Tuesday, August 14, 2012

BETTER PLANNING, LESS HEADACHES

In this province, climate dictates when we build, farm, fish and do road repairs.

We have no choice but to make hay while the sun shines.

May-October is the prime season for road repair and construction. I certainly understand that there is a window of opportunity in which to pave and pour concrete. What I do not understand is why contractors and government do not maximize that period to ensure a minimum of interference for users of our highway and road infrastructure.

Case in point, all of the road construction work going on in the city this summer. It is great to see these needed projects being completed, but why does it seem that advisories are not posted so motorists can avoid the areas under construction or that the construction is scheduled around peak traffic periods.

Yesterday on the way back into the city a car accident on the Outer Ring necessitated a detour down Kenmount Road. There was no notice of repair work on that stretch of road on the City website! it appeared to be the most efficient route to follow.

Instead, I drove into a traffic jam, the likes of which I had never experienced in the city. Traffic crawled, there were several accidents as impatient drivers tried to get out of the slowdown. Turns out that the source of the slowdown was some unannounced  "scratch-and-patch repairs and paving". It took me 45 minutes to get down to the turn-off to get back onto the Outer Ring Road.

Can some one please tell me why contractors in this city do not do this work at night when traffic is lighter! I have lived in major cities like Toronto, Ottawa and Montreal. They seem to get it right.  It would seem so much more efficient. I do not ever recall coming across night work sites here.Why not build clauses into the contracts enforcing 7 P..M to 7 A.M. construction zones (in non residential areas)?

Instead, crews seem to begin at rush hour in the morning and finish just after the evening rush hour is finished? What gives?  Imagine if fishermen and farmers worked only between 7 AM to 7 PM, they would never make a living.

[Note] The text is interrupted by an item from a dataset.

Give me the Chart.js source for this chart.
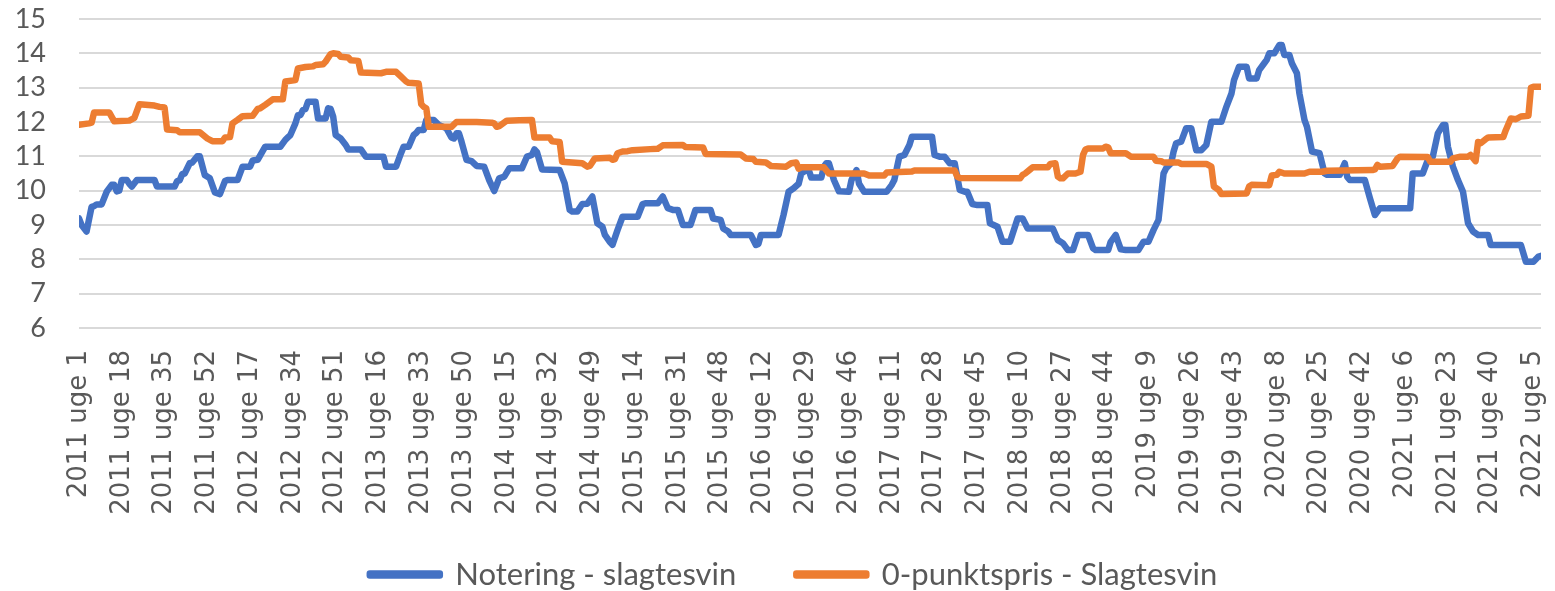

A little better communication and adopting night construction would eliminate a lot of needless aggravation for residents of the city

3 comments:

Jay L said...

While you can do highway construction at night, and many places do, you absolutely cannot do that where you are near residential areas. IN a place like St. John's, that's just about everywhere.

Anonymous said...

Most of the major construction in this city this summer is in non- residential areas: IE. Outer Ring Road, Kenmount Road, cross town arterial, Harbour apron.

If they can run street cleaners and snow clearing operations at night, why not paving operations.

Stop making excuses for this crowd of poor planners.

Anonymous said...

Florida does a great job of this as well but it requires investments that local pavers aren't prepared to make. Govt should just make night time work a requirement in tendering...when faced with losing the cash cow of govt road work the companies will have to adapt. Also: judging the speed of constructing the overpass in Paradise it's a good thing we'll never host an Olympics. Who's the brainwave in charge of that?